● **The exercise**
Repeat, exactly and in full, the lines of the listing below, but without any pictures.

● **Data**
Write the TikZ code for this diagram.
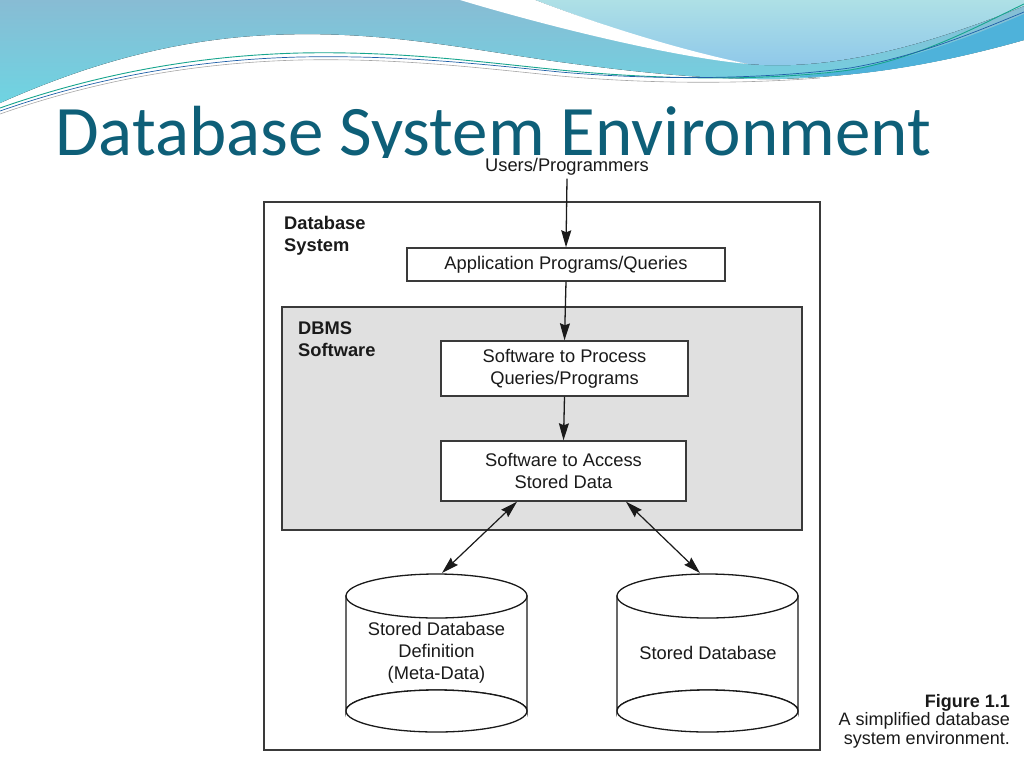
\documentclass[tikz,border=0pt]{standalone}
\usepackage{fontspec}
\setmainfont{Liberation Sans}
\newfontfamily\titlefont{Carlito}
\usetikzlibrary{arrows.meta,calc}
\definecolor{titleblue}{HTML}{0E5F78}
\definecolor{wavetop}{HTML}{88BCD4}
\definecolor{wavebot}{HTML}{6ED4E2}
\definecolor{lighttop}{HTML}{AEE0E6}
\definecolor{lightbot}{HTML}{8CC6EA}
\definecolor{darkband}{HTML}{4EB2DA}
\definecolor{lineteal}{HTML}{17A58E}
\definecolor{lineblue}{HTML}{1F5FA8}
\definecolor{dbmsgray}{HTML}{E0E0E0}
\definecolor{ink}{HTML}{1A1A1A}
\definecolor{edge}{HTML}{3A3A3A}
\newcommand\figfont{\fontsize{18.3}{22}\selectfont}
\newcommand\capfont{\fontsize{18}{18.5}\selectfont}
\tikzset{
  box/.style={draw=edge, line width=1.4pt, fill=white, inner sep=0pt, align=center, font=\figfont, text=ink},
  lbl/.style={inner sep=0pt, align=left, font=\figfont\bfseries, text=ink},
  tip/.tip={Stealth[length=17pt,width=10pt,inset=2pt]},
  arr/.style={-tip, line width=1.3pt, draw=ink},
  darr/.style={tip-tip, line width=1.2pt, draw=ink},
  cyl/.style={draw=ink, line width=1.3pt, fill=white},
}
\begin{document}
\begin{tikzpicture}[x=1pt,y=-1pt]
\useasboundingbox (0,0) rectangle (1024,768);
% background decoration
\fill[top color=wavetop, bottom color=wavebot]
  (0,0) -- (1024,0) -- (1024,40)
  .. controls (960,58) and (880,76) .. (780,79)
  .. controls (700,80) and (620,70) .. (560,62)
  .. controls (460,48) and (380,30) .. (270,35)
  .. controls (160,40) and (70,72) .. (0,103) -- cycle;
\fill[top color=lighttop, bottom color=lightbot]
  (535,0) .. controls (600,25) and (680,52) .. (748,64)
  .. controls (840,72) and (940,40) .. (1024,6) -- (1024,0) -- cycle;
\fill[white]
  (460,0) .. controls (560,30) and (680,58) .. (748,64)
  .. controls (680,50) and (600,25) .. (535,0) -- cycle;
\fill[darkband]
  (800,76) .. controls (880,70) and (960,42) .. (1024,14) -- (1024,40)
  .. controls (960,58) and (880,76) .. (800,77) -- cycle;
\draw[lineteal, line width=0.9pt]
  (0,108) .. controls (80,80) and (180,56) .. (300,53)
  .. controls (400,51) and (480,62) .. (560,70)
  .. controls (650,79) and (760,82) .. (850,70)
  .. controls (920,58) and (980,25) .. (1024,4);
\draw[lineblue, line width=0.7pt]
  (0,111) .. controls (80,83) and (180,60) .. (300,57)
  .. controls (400,55) and (480,64) .. (560,72)
  .. controls (650,80) and (760,80) .. (850,68)
  .. controls (920,56) and (980,30) .. (1024,12);
\draw[gray!70, line width=0.6pt]
  (0,114) .. controls (80,86) and (180,63) .. (300,60)
  .. controls (400,58) and (480,68) .. (560,76)
  .. controls (650,84) and (740,84) .. (820,78);
% title
\node[anchor=base west, inner sep=0pt, text=titleblue, font=\titlefont\fontsize{71}{80}\selectfont] (title) at (55,155) {Database System Environment};
% figure panel
\fill[white] (262,158) rectangle (1012,752);
% outer database system box
\draw[draw=edge, line width=1.4pt] (264,202) rectangle (820,750);
\node[lbl, anchor=north west] (dbsys) at (284,216) {Database\\System};
% DBMS box
\draw[draw=edge, line width=1.4pt, fill=dbmsgray] (282,307) rectangle (802,530);
\node[lbl, anchor=north west] (dbms) at (298,322) {DBMS\\Software};
% users
\node[inner sep=0pt, font=\figfont, text=ink] (users) at (567,167) {Users/Programmers};
% boxes
\node[box, minimum width=318pt, minimum height=33pt] (app) at (566,264.5) {Application Programs/Queries};
\node[box, minimum width=247pt, minimum height=55pt] (proc) at (564.5,368.5) {Software to Process\\Queries/Programs};
\node[box, minimum width=245pt, minimum height=60pt] (acc) at (563.5,471) {Software to Access\\Stored Data};
% cylinders
\draw[cyl] (346,596) -- (346,711) arc[start angle=180, end angle=360, x radius=90.5, y radius=21] -- (527,596) -- cycle;
\draw[cyl] (436.5,596) ellipse[x radius=90.5, y radius=22];
\draw[cyl] (436.5,711) ellipse[x radius=90.5, y radius=21];
\draw[cyl] (617,596) -- (617,711) arc[start angle=180, end angle=360, x radius=90.5, y radius=21] -- (798,596) -- cycle;
\draw[cyl] (707.5,596) ellipse[x radius=90.5, y radius=22];
\draw[cyl] (707.5,711) ellipse[x radius=90.5, y radius=21];
\node[inner sep=0pt, align=center, font=\figfont, text=ink] (meta) at (436.5,653) {Stored Database\\Definition\\(Meta-Data)};
\node[inner sep=0pt, align=center, font=\figfont, text=ink] (stored) at (708,653) {Stored Database};
\coordinate (metatop) at (442,573);
\coordinate (storedtop) at (700,573);
% connectors
\draw[arr] (users.south) ++(0,3) coordinate (u0) -- (app.north);
\draw[arr] (app.south) -- (proc.north);
\draw[arr] (proc.south) -- (acc.north);
\draw[darr] ($(acc.south)+(-46.5,0)$) -- (metatop);
\draw[darr] ($(acc.south)+(62.5,0)$) -- (storedtop);
% caption
\node[anchor=north east, inner sep=0pt, align=right, font=\capfont, text=ink] (cap) at (1010,694)
  {\textbf{Figure 1.1}\\A simplified database\\system environment.};
\end{tikzpicture}
\end{document}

● **Written response**
Write the TikZ code for this diagram.
\documentclass[tikz,border=0pt]{standalone}
\usepackage{fontspec}
\setmainfont{Liberation Sans}
\newfontfamily\titlefont{Carlito}
\usetikzlibrary{arrows.meta,calc}
\definecolor{titleblue}{HTML}{0E5F78}
\definecolor{wavetop}{HTML}{88BCD4}
\definecolor{wavebot}{HTML}{6ED4E2}
\definecolor{lighttop}{HTML}{AEE0E6}
\definecolor{lightbot}{HTML}{8CC6EA}
\definecolor{darkband}{HTML}{4EB2DA}
\definecolor{lineteal}{HTML}{17A58E}
\definecolor{lineblue}{HTML}{1F5FA8}
\definecolor{dbmsgray}{HTML}{E0E0E0}
\definecolor{ink}{HTML}{1A1A1A}
\definecolor{edge}{HTML}{3A3A3A}
\newcommand\figfont{\fontsize{18.3}{22}\selectfont}
\newcommand\capfont{\fontsize{18}{18.5}\selectfont}
\tikzset{
  box/.style={draw=edge, line width=1.4pt, fill=white, inner sep=0pt, align=center, font=\figfont, text=ink},
  lbl/.style={inner sep=0pt, align=left, font=\figfont\bfseries, text=ink},
  tip/.tip={Stealth[length=17pt,width=10pt,inset=2pt]},
  arr/.style={-tip, line width=1.3pt, draw=ink},
  darr/.style={tip-tip, line width=1.2pt, draw=ink},
  cyl/.style={draw=ink, line width=1.3pt, fill=white},
}
\begin{document}
\begin{tikzpicture}[x=1pt,y=-1pt]
\useasboundingbox (0,0) rectangle (1024,768);
% background decoration
\fill[top color=wavetop, bottom color=wavebot]
  (0,0) -- (1024,0) -- (1024,40)
  .. controls (960,58) and (880,76) .. (780,79)
  .. controls (700,80) and (620,70) .. (560,62)
  .. controls (460,48) and (380,30) .. (270,35)
  .. controls (160,40) and (70,72) .. (0,103) -- cycle;
\fill[top color=lighttop, bottom color=lightbot]
  (535,0) .. controls (600,25) and (680,52) .. (748,64)
  .. controls (840,72) and (940,40) .. (1024,6) -- (1024,0) -- cycle;
\fill[white]
  (460,0) .. controls (560,30) and (680,58) .. (748,64)
  .. controls (680,50) and (600,25) .. (535,0) -- cycle;
\fill[darkband]
  (800,76) .. controls (880,70) and (960,42) .. (1024,14) -- (1024,40)
  .. controls (960,58) and (880,76) .. (800,77) -- cycle;
\draw[lineteal, line width=0.9pt]
  (0,108) .. controls (80,80) and (180,56) .. (300,53)
  .. controls (400,51) and (480,62) .. (560,70)
  .. controls (650,79) and (760,82) .. (850,70)
  .. controls (920,58) and (980,25) .. (1024,4);
\draw[lineblue, line width=0.7pt]
  (0,111) .. controls (80,83) and (180,60) .. (300,57)
  .. controls (400,55) and (480,64) .. (560,72)
  .. controls (650,80) and (760,80) .. (850,68)
  .. controls (920,56) and (980,30) .. (1024,12);
\draw[gray!70, line width=0.6pt]
  (0,114) .. controls (80,86) and (180,63) .. (300,60)
  .. controls (400,58) and (480,68) .. (560,76)
  .. controls (650,84) and (740,84) .. (820,78);
% title
\node[anchor=base west, inner sep=0pt, text=titleblue, font=\titlefont\fontsize{71}{80}\selectfont] (title) at (55,155) {Database System Environment};
% figure panel
\fill[white] (262,158) rectangle (1012,752);
% outer database system box
\draw[draw=edge, line width=1.4pt] (264,202) rectangle (820,750);
\node[lbl, anchor=north west] (dbsys) at (284,216) {Database\\System};
% DBMS box
\draw[draw=edge, line width=1.4pt, fill=dbmsgray] (282,307) rectangle (802,530);
\node[lbl, anchor=north west] (dbms) at (298,322) {DBMS\\Software};
% users
\node[inner sep=0pt, font=\figfont, text=ink] (users) at (567,167) {Users/Programmers};
% boxes
\node[box, minimum width=318pt, minimum height=33pt] (app) at (566,264.5) {Application Programs/Queries};
\node[box, minimum width=247pt, minimum height=55pt] (proc) at (564.5,368.5) {Software to Process\\Queries/Programs};
\node[box, minimum width=245pt, minimum height=60pt] (acc) at (563.5,471) {Software to Access\\Stored Data};
% cylinders
\draw[cyl] (346,596) -- (346,711) arc[start angle=180, end angle=360, x radius=90.5, y radius=21] -- (527,596) -- cycle;
\draw[cyl] (436.5,596) ellipse[x radius=90.5, y radius=22];
\draw[cyl] (436.5,711) ellipse[x radius=90.5, y radius=21];
\draw[cyl] (617,596) -- (617,711) arc[start angle=180, end angle=360, x radius=90.5, y radius=21] -- (798,596) -- cycle;
\draw[cyl] (707.5,596) ellipse[x radius=90.5, y radius=22];
\draw[cyl] (707.5,711) ellipse[x radius=90.5, y radius=21];
\node[inner sep=0pt, align=center, font=\figfont, text=ink] (meta) at (436.5,653) {Stored Database\\Definition\\(Meta-Data)};
\node[inner sep=0pt, align=center, font=\figfont, text=ink] (stored) at (708,653) {Stored Database};
\coordinate (metatop) at (442,573);
\coordinate (storedtop) at (700,573);
% connectors
\draw[arr] (users.south) ++(0,3) coordinate (u0) -- (app.north);
\draw[arr] (app.south) -- (proc.north);
\draw[arr] (proc.south) -- (acc.north);
\draw[darr] ($(acc.south)+(-46.5,0)$) -- (metatop);
\draw[darr] ($(acc.south)+(62.5,0)$) -- (storedtop);
% caption
\node[anchor=north east, inner sep=0pt, align=right, font=\capfont, text=ink] (cap) at (1010,694)
  {\textbf{Figure 1.1}\\A simplified database\\system environment.};
\end{tikzpicture}
\end{document}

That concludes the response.